I'm also thinking about installing a faucet with a built in thermostat. Keeping a relatively constant temperature control on the wash water is a real pain...I looked at them at the hardware store today, and they run about $100 for a decent one. It would however help to eliminate one more variable.
William, digital thermometers? Isn't this an analog website? Just kidding. I became very impatient when I reached geezerhood. Threw out all my old analog thermometers because they were very slow to stabilize on the exact temp. After trying a few digital thermometers, I settled on a relatively inexpensive stem- type. It has a built-in shut off switch that saves on battery power. It responds to temp. changes rapidly. I don't recommend the types that have LED displays. I think they would fog fast film if held too close. As to your second point, the tap water in my part of the world seldom runs below seventy degrees F. A temp. control faucet would not be useful here, because it is only capable of mixing hot water with cold tap water. My tap water is too warm to begin with. However, when I lived in the mountains of Oregon, the tap water ran at fifty degrees F most of the time, and an automatic temp. controlled mixing faucet would have been a blessing there.

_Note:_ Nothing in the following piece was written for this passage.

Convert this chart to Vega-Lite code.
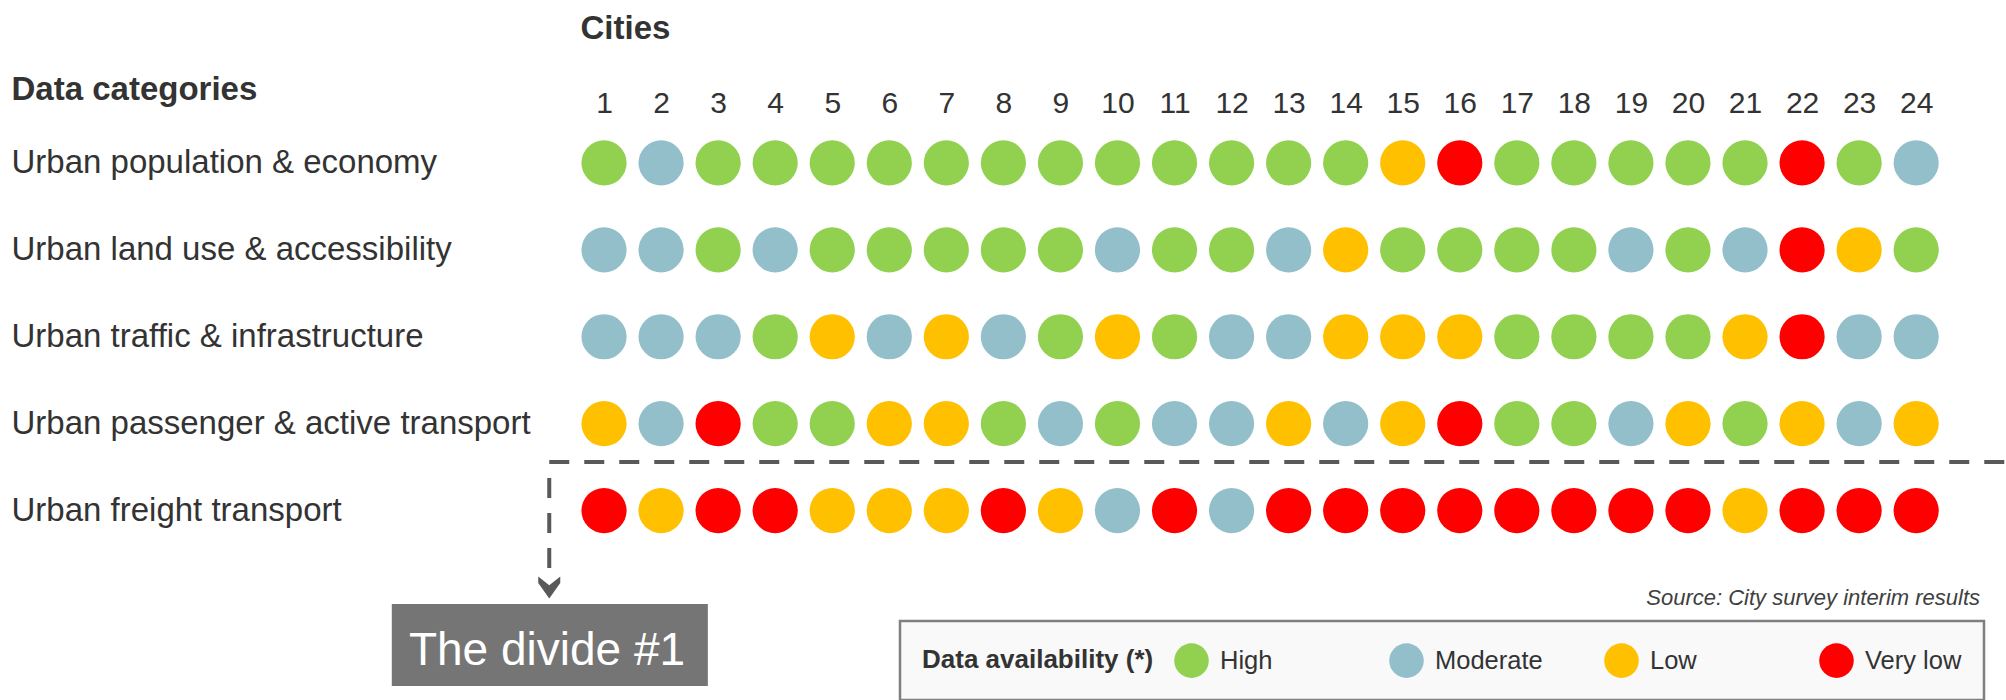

As far as records in the darkroom go, I keep pertinent printing info on the back of a proof print including exposure info, paper used, developer/dilution/time and info on toning, bleaching etc. I will either use a grease pencil and make notations on the print about dodoging, burning, filtration etc. Sometimes a seperate paper clipped to the print contains additional info.
In a notebook I keep a list of prints made, numbers and sizes of each and date neg exposed and date of first printing.
One thing I did in my darkroom was to install lamp on a pivioting and telescoping arm over my sink and trays. I have about 8' of area so the arm allows me to have a consistent light source over any area of the sink.
"Fundamentally I think we need to rediscover a non-ironic world"
Here's a few wonderful devices that make me wonder why I didn't install them many years ago....
A Jobo processor.
A magnetic stirrer.
I do keep pertinent information on the negative sleeve as far as exposure time, contrast filter and burning and dodging is concerned. I do not keep track of the development times because of the fact that there are too many variables in my darkroom ettiquet to make them truly consistant, meaning for example, I do not mix fresh developer for each session, so the strength is going to be different in any case, I don't have a rigid temperature control for the baths, again a variable introduced.
A magnetic stirrer would be quite handy when mixing the B part of PMK in any case, and those with an additional warming surface look really good...hmmmm....maybe...
The bar stool, (but without the bar I take it...)
I'm a "tray developing kind of guy". I've looked at Jobos, and even used Jobos as an assisitant many years ago, but for now, I have the luxury of having a large darkroom, with more than ample sink area, and I like the "quiet time" spent in the dark...
BTW, I just ordered a digital thermometer of the style you suggested Eugene.
Jim, what wattage bulb do you use in order to make your judgements "correct" as far as the tone and contrast of your prints are concerned? I still take a print out of the darkroom to check it by daylight. I think I do that so that my eyes become adjusted to the daylight and I seem to be able to make more accurate assesments in this manner. Sure, I wing it too with the lights in the darkroom, but if I'm matching an enlargement to an existing print, then I need the old daylight method.